Born in Sacramento and a graduate of Santa Clara University, Lynch relocated to Turlock in the 1980s to work on Gary Condit’s State Assembly campaign before he went bicoastal to serve as Condit’s Chief of Staff during Condit’s tenure as a Congressman in Washington, D.C. Upon his return to California Lynch founded a consulting firm in Modesto where he manages clients with interests in public policy, public relations, and public outreach.
“I teach them how to frame discussions and convey positions so that they are understandable,” explained Lynch.
When he isn’t working with clients Lynch serves on a multitude of boards that includes currently sitting on the Board of Directors for the Turlock Chamber of Commerce as well as serving as chair of the Government Relations Committee for the Chamber. At the county level he serves on the County Retirement Board as well as the Stanislaus Water Advisory Committee to which he was appointed by the Stanislaus County Board of Supervisors. Across his entire community involvement one common theme throughout Lynch’s initiatives is that he spends time leading efforts to improve “the quality of life” in Turlock and the region largely as it relates to transportation.
One of Lynch’s current projects includes aiming to acquire self help status for Stanislaus County that would provide the county access to millions of dollars in state and federal funds. Lynch is currently working to promote a half-cent county wide self-help transportation tax that would appear on the November 2016 ballot.
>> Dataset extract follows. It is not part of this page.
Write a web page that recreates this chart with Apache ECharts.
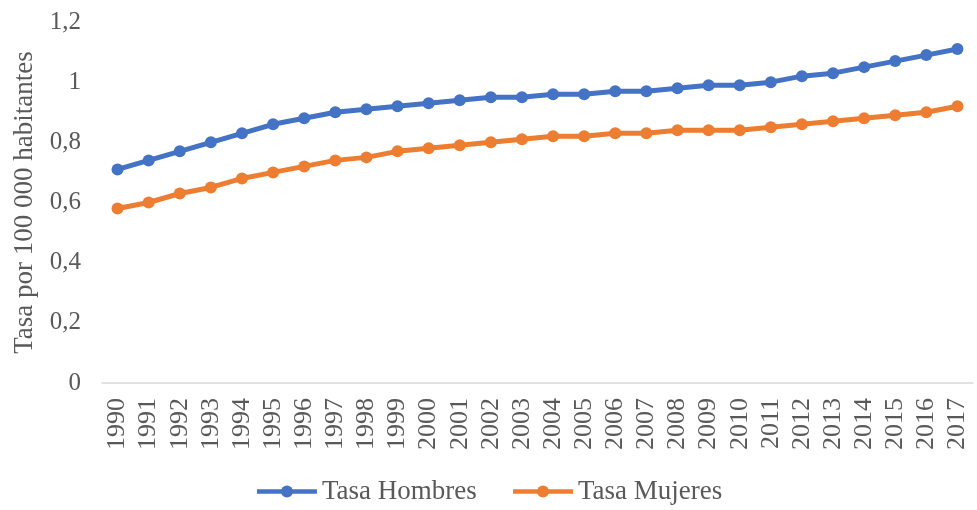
<!DOCTYPE html>
<html>
<head>
<meta charset="utf-8">
<script src="https://cdn.jsdelivr.net/npm/echarts@6/dist/echarts.min.js"></script>
<style>
  html, body { margin: 0; padding: 0; background: #ffffff; }
  #chart { width: 977px; height: 510px; }
</style>
</head>
<body>
<div id="chart"></div>
<script>
// Years on the category axis
var years = ['1990','1991','1992','1993','1994','1995','1996','1997','1998','1999',
             '2000','2001','2002','2003','2004','2005','2006','2007','2008','2009',
             '2010','2011','2012','2013','2014','2015','2016','2017'];

// Rate per 100 000 inhabitants, men
var tasaHombres = [0.71,0.74,0.77,0.80,0.83,0.86,0.88,0.90,0.91,0.92,
                   0.93,0.94,0.95,0.95,0.96,0.96,0.97,0.97,0.98,0.99,
                   0.99,1.00,1.02,1.03,1.05,1.07,1.09,1.11];

// Rate per 100 000 inhabitants, women
var tasaMujeres = [0.58,0.60,0.63,0.65,0.68,0.70,0.72,0.74,0.75,0.77,
                   0.78,0.79,0.80,0.81,0.82,0.82,0.83,0.83,0.84,0.84,
                   0.84,0.85,0.86,0.87,0.88,0.89,0.90,0.92];

var yTicks = [0, 0.2, 0.4, 0.6, 0.8, 1, 1.2];

var FONT = '"Liberation Serif", "Times New Roman", serif';
var TEXT = '#595959';

var chart = echarts.init(document.getElementById('chart'));

chart.setOption({
  animation: false,
  grid: { left: 102, right: 4, top: 22, bottom: 127, containLabel: false },
  legend: {
    bottom: 0,
    left: 'center',
    itemWidth: 60,
    itemHeight: 15,
    itemGap: 34,
    lineStyle: { width: 4.5 },
    textStyle: { fontFamily: FONT, fontSize: 27, color: TEXT },
    data: ['Tasa Hombres', 'Tasa Mujeres']
  },
  xAxis: {
    type: 'category',
    data: years,
    boundaryGap: true,
    axisLine: { show: true, lineStyle: { color: '#d9d9d9', width: 1.5 } },
    axisTick: { show: false },
    axisLabel: {
      rotate: 90,
      interval: 0,
      margin: 15,
      fontFamily: FONT,
      fontSize: 26,
      color: TEXT
    },
    splitLine: { show: false }
  },
  yAxis: {
    type: 'value',
    min: yTicks[0],
    max: yTicks[yTicks.length - 1],
    interval: 0.2,
    name: 'Tasa por 100 000 habitantes',
    nameLocation: 'middle',
    nameGap: 56,
    nameRotate: 90,
    nameTextStyle: { fontFamily: FONT, fontSize: 27, color: TEXT },
    axisLine: { show: false },
    axisTick: { show: false },
    splitLine: { show: false },
    axisLabel: {
      margin: 21,
      fontFamily: FONT,
      fontSize: 25,
      color: TEXT,
      formatter: function (v) {
        return String(Math.round(v * 10) / 10).replace('.', ',');
      }
    }
  },
  series: [
    {
      name: 'Tasa Hombres',
      type: 'line',
      data: tasaHombres,
      symbol: 'circle',
      symbolSize: 12,
      lineStyle: { color: '#4472c4', width: 5 },
      itemStyle: { color: '#4472c4' }
    },
    {
      name: 'Tasa Mujeres',
      type: 'line',
      data: tasaMujeres,
      symbol: 'circle',
      symbolSize: 12,
      lineStyle: { color: '#ed7d31', width: 5 },
      itemStyle: { color: '#ed7d31' }
    }
  ]
});
</script>
</body>
</html>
Some of the funds would go towards the creation of a south county corridor that would connect Highway 99 with Interstate 5.
According to Lynch the creation of the south county corridor would “make our Industrial Park more attractive to investors if there is access to I-5” thus promoting local commerce and in turn elevating the quality of life of the area.
“For any community to succeed you need jobs for people, and in order for there to be jobs businesses need to be able to successfully operate, and for that to happen we need access to transportation. For us as an agricultural community this is extremely important in regards to exports,” explained Lynch.
Having honed his expertise at the local, state, and federal levels Lynch intends to continue to promote causes that benefit citizens of the local and regional community and according to Lynch he has good company in which to do this.
“The civic infrastructure in Turlock is of a high level and high quality. It really is a community that works with itself not against itself,” said Lynch.